Which is true. If we look into the history of UUID, we realize that it wasn't ever really made to be used in web applications. If we have a website such as, say, HasteBin, which depends upon generating these short, three letter IDs to easily share with people, this causes a problem.
CUID aims to solve the exact problem we discussed above with UUIDs. Quoted from CUID's GitHub:
Modern web applications have different requirements than applications from just a few years ago. Our modern unique identifiers have a stricter list of requirements that cannot all be satisfied by any existing version of the GUID/UUID specifications
CUID aims to focus on horizontal scalability (as today's applications don't run on a single machine), performance, size, security, and portability. The GitHub repository offers a more specific breakdown of the problems that this aims to solve.

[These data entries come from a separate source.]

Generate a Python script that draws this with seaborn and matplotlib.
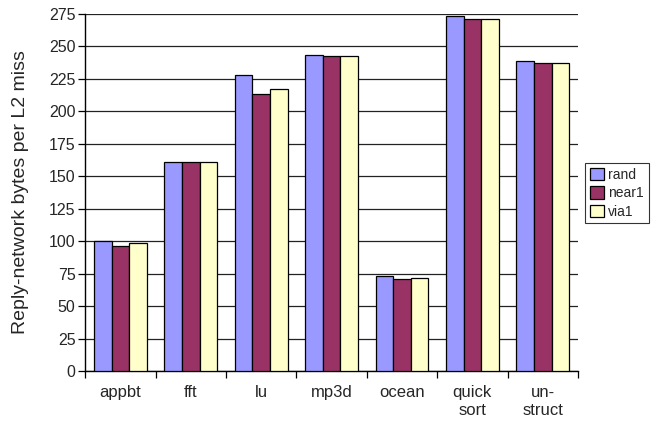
import matplotlib
matplotlib.use("Agg")
import matplotlib.pyplot as plt
import seaborn as sns
import pandas as pd
from matplotlib.ticker import MultipleLocator, FixedLocator

categories = ["appbt", "fft", "lu", "mp3d", "ocean", "quick\nsort", "un-\nstruct"]
rand = [100, 161, 228, 243.5, 73, 273.5, 239]
near1 = [96, 161, 213, 242.5, 71, 271.5, 237.5]
via1 = [98.5, 161, 217.5, 242.5, 71.5, 271, 237.5]
series_names = ["rand", "near1", "via1"]
colors = ["#9999FF", "#993366", "#FFFFCC"]

df = pd.DataFrame({
    "bench": categories * 3,
    "value": rand + near1 + via1,
    "series": [s for s in series_names for _ in categories],
})

sns.set_theme(style="white")
plt.rcParams["font.family"] = ["Liberation Sans", "DejaVu Sans"]

fig = plt.figure(figsize=(6.56, 4.24), dpi=100)
ax = fig.add_axes([0.13, 0.125, 0.751, 0.842])

sns.barplot(data=df, x="bench", y="value", hue="series", palette=colors,
            width=0.75, edgecolor="black", linewidth=0.9, saturation=1,
            ax=ax, zorder=3)

ax.set_ylim(0, 275)
ax.set_xlim(-0.5, len(categories) - 0.5)
ax.yaxis.set_major_locator(MultipleLocator(25))
ax.grid(axis="y", color="#222222", linewidth=0.9, zorder=0)
ax.set_axisbelow(True)

# category labels centred, tick marks on the boundaries between groups
ax.set_xticks(range(len(categories)))
ax.set_xticklabels(categories, fontsize=12, linespacing=1.3, va="top")
ax.xaxis.set_minor_locator(FixedLocator([i - 0.5 for i in range(len(categories) + 1)]))
ax.tick_params(axis="x", which="major", length=0, pad=10)
ax.tick_params(axis="x", which="minor", length=5, width=0.9, color="black", direction="out", bottom=True)
ax.tick_params(axis="y", length=5, width=0.9, color="black", direction="out", left=True, labelsize=11.5, pad=2)

for side in ["top", "right"]:
    ax.spines[side].set_visible(False)
for side in ["left", "bottom"]:
    ax.spines[side].set_color("black")
    ax.spines[side].set_linewidth(1.0)

ax.set_xlabel("")
ax.set_ylabel("Reply-network bytes per L2 miss", fontsize=14, labelpad=14)

leg = ax.legend(loc="upper left", bbox_to_anchor=(1.014, 0.583), frameon=True,
                fontsize=10, handlelength=1.0, handleheight=1.0, handletextpad=0.35,
                borderpad=0.35, labelspacing=0.32, fancybox=False, borderaxespad=0)
leg.get_frame().set_edgecolor("black")
leg.get_frame().set_linewidth(0.8)

fig.savefig("out.png", dpi=100)
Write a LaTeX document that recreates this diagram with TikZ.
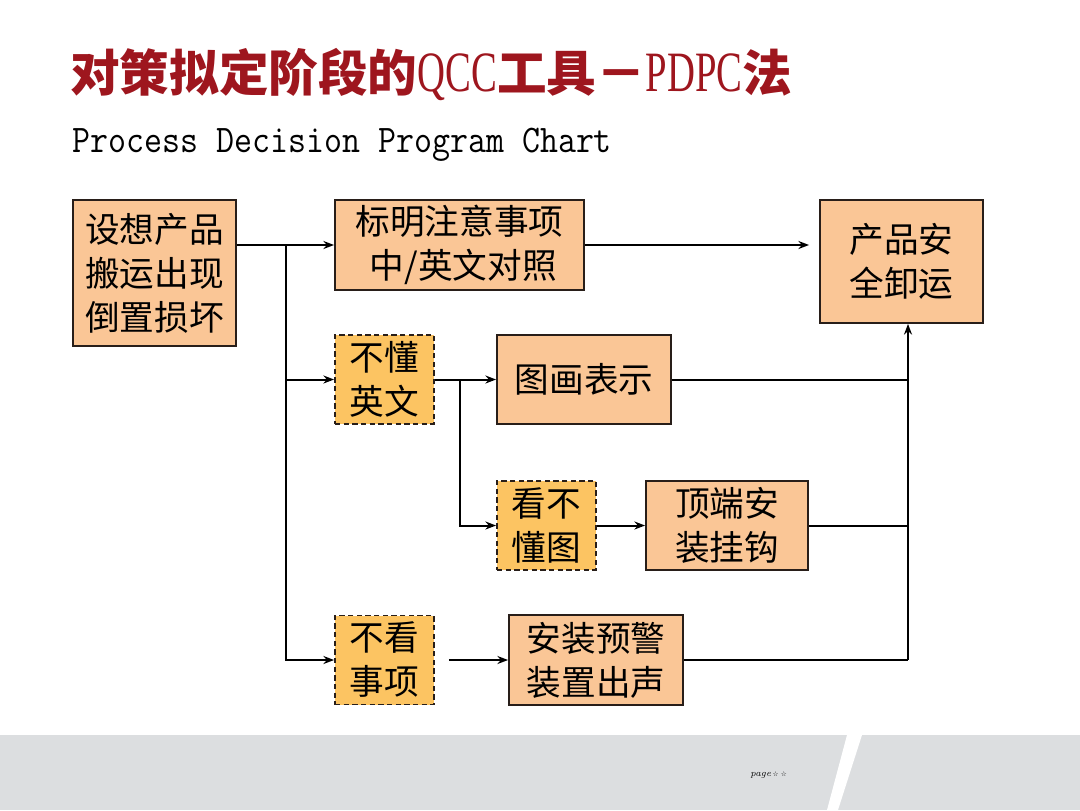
\documentclass[tikz,border=0pt]{standalone}
\usepackage{fontspec}
\usepackage{graphicx}
\usepackage{tikz}
\usetikzlibrary{arrows.meta}
\newfontfamily\cjk{Noto Sans CJK SC}
\newfontfamily\latinser{Liberation Serif}
\newfontfamily\symfont{DejaVu Sans}
\definecolor{titlered}{RGB}{158,22,30}
\definecolor{peach}{RGB}{250,198,150}
\definecolor{amber}{RGB}{252,196,98}
\definecolor{bandgray}{RGB}{220,222,224}
\definecolor{edge}{RGB}{40,30,25}

\begin{document}
\begin{tikzpicture}[x=0.75pt,y=-0.75pt,
		bx/.style 2 args={draw=edge,line width=1.4pt,fill=peach,inner sep=0pt,align=center,
			minimum width=#1*0.75pt,minimum height=#2*0.75pt,
			font=\cjk\fontsize{26}{33}\selectfont},
		qbx/.style 2 args={bx={#1}{#2},fill=amber,dash pattern=on 4pt off 2.5pt},
		ln/.style={line width=1.5pt,draw=black},
		arr/.style={ln,-{Stealth[length=8pt,width=6pt]}}]
				\useasboundingbox (0,0) rectangle (1080,810);
				% footer band
				\fill[bandgray] (0,735) rectangle (1080,810);
				\fill[white] (847,735) -- (862,735) -- (838,810) -- (827,810) -- cycle;
				\node[anchor=west,inner sep=0pt,font=\fontsize{7}{8}\selectfont] (pg) at (750,775) {\itshape page\,\symfont\tiny ☆\,\,☆};
				% title
				\node[anchor=west,inner sep=0pt,text=titlered,font=\cjk\bfseries\fontsize{37.2}{40}\selectfont] (title) at (70,75)
					{对策拟定阶段的{\latinser\mdseries\scalebox{0.78}[1.15]{QCC}}工具－{\latinser\mdseries\scalebox{0.78}[1.15]{PDPC}}法};
				\node[anchor=west,inner sep=0pt,font=\ttfamily\fontsize{26.2}{28}\selectfont] (subtitle) at (72,145)
					{\scalebox{1}[1.12]{Process Decision Program Chart}};
				% boxes
				\node[bx={163}{146}] (cause) at (154.5,273) {设想产品\\搬运出现\\倒置损坏};
				\node[bx={249}{90}] (mark) at (459.5,245) {标明注意事项\\\ 中/英文对照};
				\node[bx={163}{123}] (safe) at (901.5,261.5) {产品安\\全卸运};
				\node[qbx={99}{89}] (noeng) at (384.5,379.5) {不懂\\英文};
				\node[bx={174}{89}] (pict) at (584,379.5) {图画表示};
				\node[qbx={99}{89}] (nopic) at (546.5,525.5) {看不\\懂图};
				\node[bx={162}{89}] (hook) at (727,525.5) {顶端安\\装挂钩};
				\node[qbx={99}{89}] (nolook) at (384.5,660) {不看\\事项};
				\node[bx={174}{90}] (alarm) at (596,660) {安装预警\\装置出声};
				\coordinate (split) at (286,245);
				\coordinate (fork) at (460,379.5);
				\coordinate (bus) at (908,0);
				% connectors
				\draw[arr] (cause.east |- mark) -- (mark.west);
				\draw[arr] (split) |- (noeng.west);
				\draw[arr] (split) |- (nolook.west);
				\draw[arr,shorten >=10*0.75pt] (mark.east) -- (mark.east -| safe.west);
				\draw[arr] (noeng) -- (pict);
				\draw[arr] (fork) |- (nopic.west);
				\draw[arr] (nopic) -- (hook);
				\draw[arr,shorten <=14*0.75pt] (nolook) -- (alarm);
				\draw[ln] (pict) -- (pict -| bus);
				\draw[ln] (hook) -- (hook -| bus);
				\draw[ln] (alarm) -- (alarm -| bus);
				\draw[arr] (alarm -| bus) -- (bus |- safe.south);
			\end{tikzpicture}
\end{document}
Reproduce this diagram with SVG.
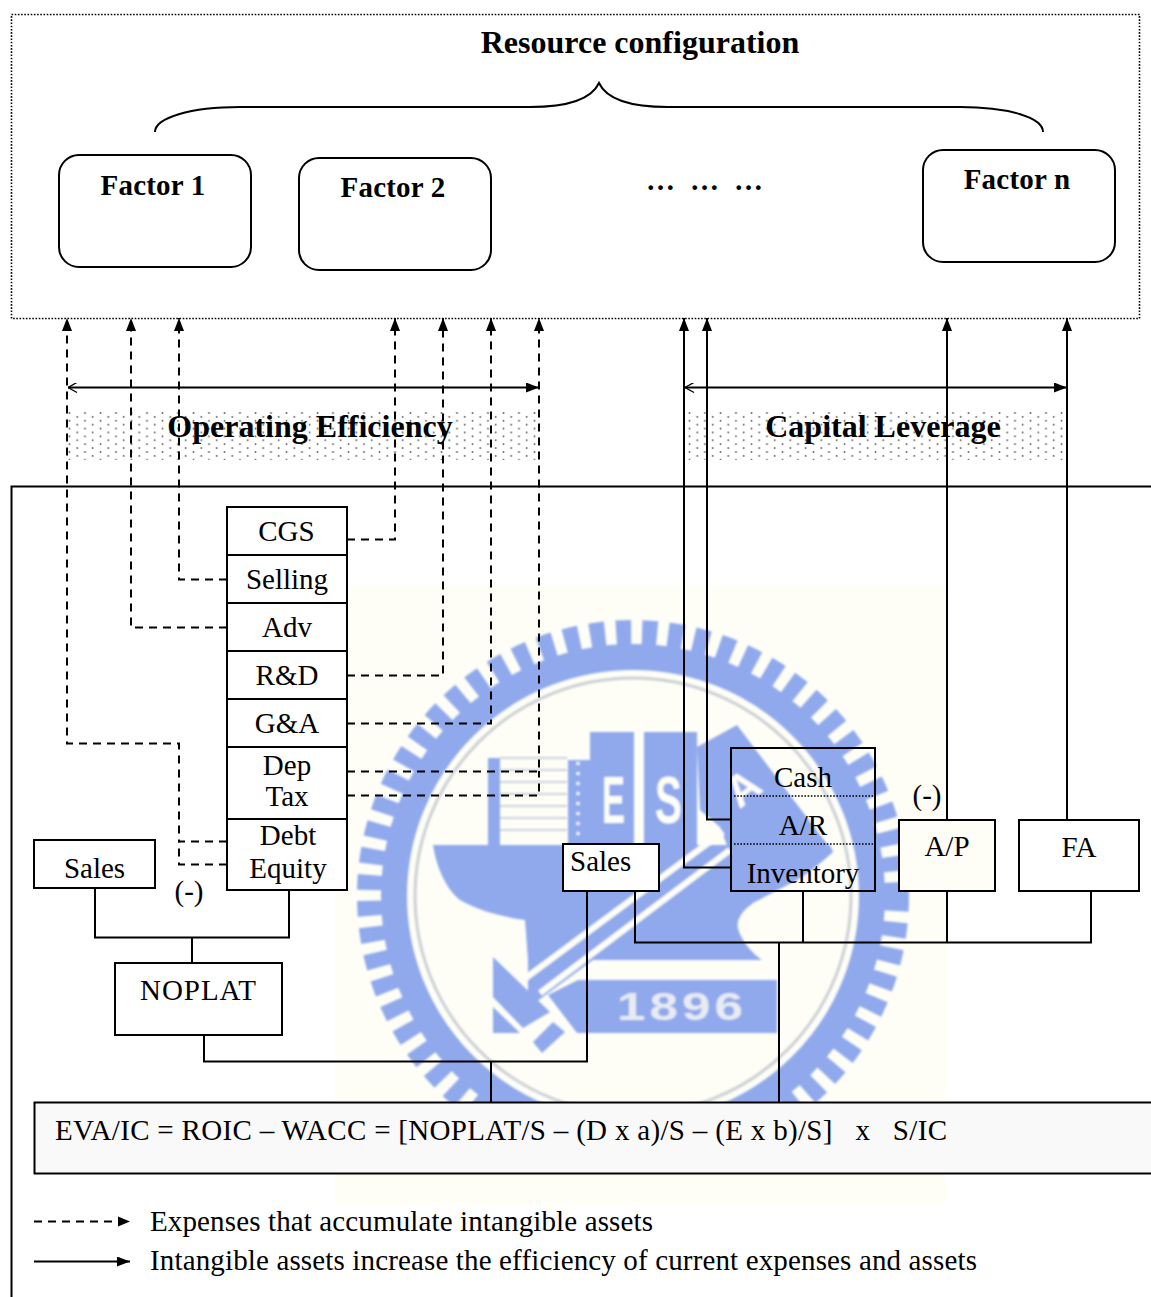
<svg xmlns="http://www.w3.org/2000/svg" width="1151" height="1297" viewBox="0 0 1151 1297">
<style>
text{font-family:"Liberation Serif","Times New Roman",serif;font-size:29px;fill:#000}
.b{font-weight:bold;letter-spacing:.2px}
.m{text-anchor:middle}
.t{font-size:32px;font-weight:bold}
.box{fill:#fff;stroke:#000;stroke-width:2}
.clear{fill:none;stroke:#000;stroke-width:2}
.solid{fill:none;stroke:#000;stroke-width:2}
.dash{fill:none;stroke:#000;stroke-width:2;stroke-dasharray:8 6}
.up{marker-end:url(#arrow)}
.wm{fill:#8fa9ec}
.wt{font-family:"Liberation Sans",Arial,sans-serif;font-weight:bold;fill:#fefef7}
</style>
<defs>
<marker id="arrow" markerUnits="userSpaceOnUse" markerWidth="14" markerHeight="12" refX="13" refY="5" orient="auto"><path d="M0 0L13 5L0 10Z" fill="#000"/></marker>
<marker id="open" markerUnits="userSpaceOnUse" markerWidth="12" markerHeight="12" refX="0" refY="5" orient="auto"><path d="M9 0L0 5L9 10" fill="none" stroke="#000" stroke-width="1.4"/></marker>
<pattern id="dots" width="15.5" height="7.8" patternUnits="userSpaceOnUse" x="67" y="412"><circle cx="2.5" cy="1" r="0.95" fill="#666"/><circle cx="10.25" cy="4.9" r="0.95" fill="#666"/></pattern>
<filter id="soft" filterUnits="userSpaceOnUse" x="335" y="585" width="610" height="620"><feGaussianBlur stdDeviation="0.9"/></filter>
</defs>
<rect width="1151" height="1297" fill="#fff"/>
<g id="watermark">
<rect x="335" y="585" width="610" height="620" fill="#fefef7"/>
<g filter="url(#soft)">
<circle cx="633" cy="896" r="263" fill="none" stroke="#8fa9ec" stroke-width="26" stroke-dasharray="15 11"/>
<circle cx="633" cy="896" r="239" fill="none" stroke="#8fa9ec" stroke-width="26"/>
<circle cx="633" cy="896" r="218" fill="none" stroke="#ccd0d4" stroke-width="3"/>
<path class="wm" d="M433 845H830L833 852C822 862 810 872 797 880L753 903C742 911 736 920 738 928C740 938 750 952 762 960H593L528 1008L528 960L525 920C510 918 480 912 460 900C445 888 436 865 433 845Z"/>
<rect class="wm" x="590" y="732" width="44" height="113"/>
<rect class="wm" x="644" y="732" width="53" height="113"/>
<path class="wm" d="M697 747L737 725L833 852L730 853L720 827L700 810Z"/>
<rect class="wm" x="488" y="758" width="12" height="87"/>
<rect class="wm" x="568" y="760" width="24" height="85"/>
<path d="M500 758H567M500 770H567M500 782H567M500 794H567M500 806H567M500 818H567M500 830H567" stroke="#ccd1de" stroke-width="2" fill="none"/>
<path d="M723 832L523 980M730 850L540 993" stroke="#fefef7" stroke-width="6" fill="none"/>
<path d="M578 762V840" stroke="#fefef7" stroke-width="3" stroke-dasharray="3 7" fill="none"/>
<path class="wm" d="M493 957L520 983L550 1012L523 1028L493 997Z"/>
<path class="wm" d="M493 1007L520 1033H493Z"/>
<path class="wm" d="M533 1042L553 1022L565 1032L542 1053Z"/>
<path class="wm" d="M578 980H777V1033H577L548 995Z"/>
<text class="wt" x="617" y="1020" textLength="130" lengthAdjust="spacingAndGlyphs" style="font-size:38px;letter-spacing:3px;fill:#e9ebf3">1896</text>
<text class="wt" x="602" y="823" textLength="23" lengthAdjust="spacingAndGlyphs" style="font-size:66px">E</text>
<text class="wt" x="655" y="823" textLength="27" lengthAdjust="spacingAndGlyphs" style="font-size:66px">S</text>
<text class="wt m" transform="translate(752 800) rotate(-37)" style="font-size:44px">A</text>
</g>
</g>
<g id="bands">
<rect x="67" y="412" width="472" height="48" fill="url(#dots)"/>
<rect x="684" y="412" width="383" height="48" fill="url(#dots)"/>
</g>
<g id="frames">
<rect x="11.5" y="14.5" width="1128" height="304" fill="none" stroke="#000" stroke-width="1.6" stroke-dasharray="1.6 1.6"/>
<path class="solid" d="M11.5 1297V486.5H1151"/>
</g>
<g id="brace"><path class="solid" d="M155 132C155 118 190 107 240 107H530C570 107 592 98 599 83C606 98 628 107 668 107H960C1010 107 1043 118 1043 132"/></g>
<g id="connectors">
<path class="dash up" d="M347 539.5H395V318"/>
<path class="dash up" d="M227 579.5H179V318"/>
<path class="dash up" d="M227 627.5H131V318"/>
<path class="dash up" d="M347 675.5H443V318"/>
<path class="dash up" d="M347 723.5H491V318"/>
<path class="dash up" d="M347 771.5H539V318"/>
<path class="dash" d="M347 795.5H539V771"/>
<path class="dash up" d="M227 841.5H179V743.5H67V318"/>
<path class="dash" d="M227 864.5H179V841"/>
<path class="solid up" d="M731 867.5H684V318"/>
<path class="solid up" d="M731 819.5H707V318"/>
<path class="solid up" d="M947 820V318"/>
<path class="solid up" d="M1067 820V318"/>
<path class="solid" d="M68 387.5H539" marker-start="url(#open)" marker-end="url(#arrow)"/>
<path class="solid" d="M685 387.5H1067" marker-start="url(#open)" marker-end="url(#arrow)"/>
<path class="solid" d="M95 888V937.5H289V890M192 937V963"/>
<path class="solid" d="M204 1035V1061.5H587V892M491 1061V1102"/>
<path class="solid" d="M635 892V942.5H1091V892M803 892V942M947 892V942M779 942V1102"/>
<path class="dash" d="M34 1221.5H118"/>
<path d="M118 1216.5L130 1221.5L118 1226.5Z" fill="#000"/>
<path class="solid up" d="M34 1261.5H130"/>
</g>
<text class="t m" x="640" y="53">Resource configuration</text>
<g id="factor1"><rect class="box" x="59" y="155" width="192" height="112" rx="20"/><text class="b m" x="153" y="195">Factor 1</text></g>
<g id="factor2"><rect class="box" x="299" y="158" width="192" height="112" rx="20"/><text class="b m" x="393" y="197">Factor 2</text></g>
<g id="dots-label"><text class="b" x="646" y="190">…</text><text class="b" x="690" y="190">…</text><text class="b" x="734" y="190">…</text></g>
<g id="factorn"><rect class="box" x="923" y="150" width="192" height="112" rx="20"/><text class="b m" x="1017" y="189">Factor n</text></g>
<g id="operating"><text class="t m" x="310" y="437">Operating Efficiency</text></g>
<g id="capital"><text class="t m" x="883" y="437">Capital Leverage</text></g>
<g id="cgs"><rect class="box" x="227" y="507" width="120" height="48"/><text class="m" x="286.500" y="541">CGS</text></g>
<g id="selling"><rect class="box" x="227" y="555" width="120" height="48"/><text class="m" x="287" y="589">Selling</text></g>
<g id="adv"><rect class="box" x="227" y="603" width="120" height="48"/><text class="m" x="287" y="637">Adv</text></g>
<g id="rd"><rect class="box" x="227" y="651" width="120" height="48"/><text class="m" x="287" y="685">R&amp;D</text></g>
<g id="ga"><rect class="box" x="227" y="699" width="120" height="48"/><text class="m" x="287" y="733">G&amp;A</text></g>
<g id="deptax"><rect class="box" x="227" y="747" width="120" height="72"/><text class="m" x="287" y="775">Dep</text><text class="m" x="287" y="806">Tax</text></g>
<g id="debtequity"><rect class="box" x="227" y="819" width="120" height="71"/><text class="m" x="288" y="845">Debt</text><text class="m" x="288" y="878">Equity</text></g>
<g id="sales-left"><rect class="box" x="34" y="840" width="121" height="48"/><text class="m" x="94.500" y="878">Sales</text></g>
<text class="m" x="189" y="901">(-)</text>
<g id="noplat"><rect class="box" x="115" y="963" width="167" height="72"/><text class="m" x="198" y="1000" textLength="116">NOPLAT</text></g>
<g id="sales-mid"><rect class="box" x="563" y="844" width="96" height="47"/><text x="570" y="871">Sales</text></g>
<g id="current-assets"><rect class="clear" x="731" y="748" width="144" height="143"/>
<path d="M734 796H873M734 844H873" stroke="#000" stroke-width="1.6" stroke-dasharray="1.6 1.6" fill="none"/>
<text class="m" x="803" y="787">Cash</text><text class="m" x="803" y="835">A/R</text><text class="m" x="803" y="883">Inventory</text></g>
<g id="ap"><rect class="box" x="899" y="820" width="96" height="71" style="fill:#fefef7"/><text class="m" x="947" y="856">A/P</text></g>
<text class="m" x="927" y="805">(-)</text>
<g id="fa"><rect class="box" x="1019" y="820" width="120" height="71"/><text class="m" x="1079" y="857">FA</text></g>
<g id="formula"><rect x="34.500" y="1102.500" width="1130" height="71" fill="#f9f9f9" stroke="#000" stroke-width="2"/><text x="55" y="1140" xml:space="preserve" textLength="892">EVA/IC = ROIC – WACC = [NOPLAT/S – (D x a)/S – (E x b)/S]   x   S/IC</text></g>
<g id="legend"><text x="150" y="1231" textLength="503">Expenses that accumulate intangible assets</text><text x="150" y="1270" textLength="827">Intangible assets increase the efficiency of current expenses and assets</text></g>
</svg>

They're shorter, but what about collisions? I found this online benchmark ran on a GitHub gist, showing that the chances for collisions are still extremely slim. It found no collisions on 100 million iterations.
As a bonus, we'll being going over NanoID. It's said to be a tiny (only 130 bytes minified and gzipped), fast (x2 faster than UUID), safe, short, and portable.
NanoID's website has a cool visualizer tool in it, where we can calculate the chances of a collision. With an ID length of 15 characters (pretty short and sweet), and a generation of 1,000 IDs every second, it'll take a mind boggling 569 thousand years for it to have a 1% probability of a single collision. Now if we switch that to 1000 IDs being generated every single second, it'd still take around 158 for it to have a 1% probability of at least a single collision. That's longer than me or you will probably live.
To visualize that, let's see:
- Human lifespan: 79 years.
- Life on Earth will be impossible in ~1.1 billion years.
- Age of the Earth: ~4.543 billion years.
- Age of the Universe: ~13.799 billion years.
NanoID also lets you customise the alphabet it uses, so you can remove and/or add in custom alphabets.
Anyways, I think you get the point. Just because something's short doesn't mean it's insecure — but let's move onto another metric: performance.
With that being said, I think I've given a fair comparison of the different methods of ID generation, their pros, and their cons. For most cases, I believe the best option is NanoID due to the fact that it's really customisable whilst being performant. It's slowly but surely taking over uuidv4, if we look at this npm trends comparison between the three. In the context of Prisma, the built-in CUID is perhaps the best choice.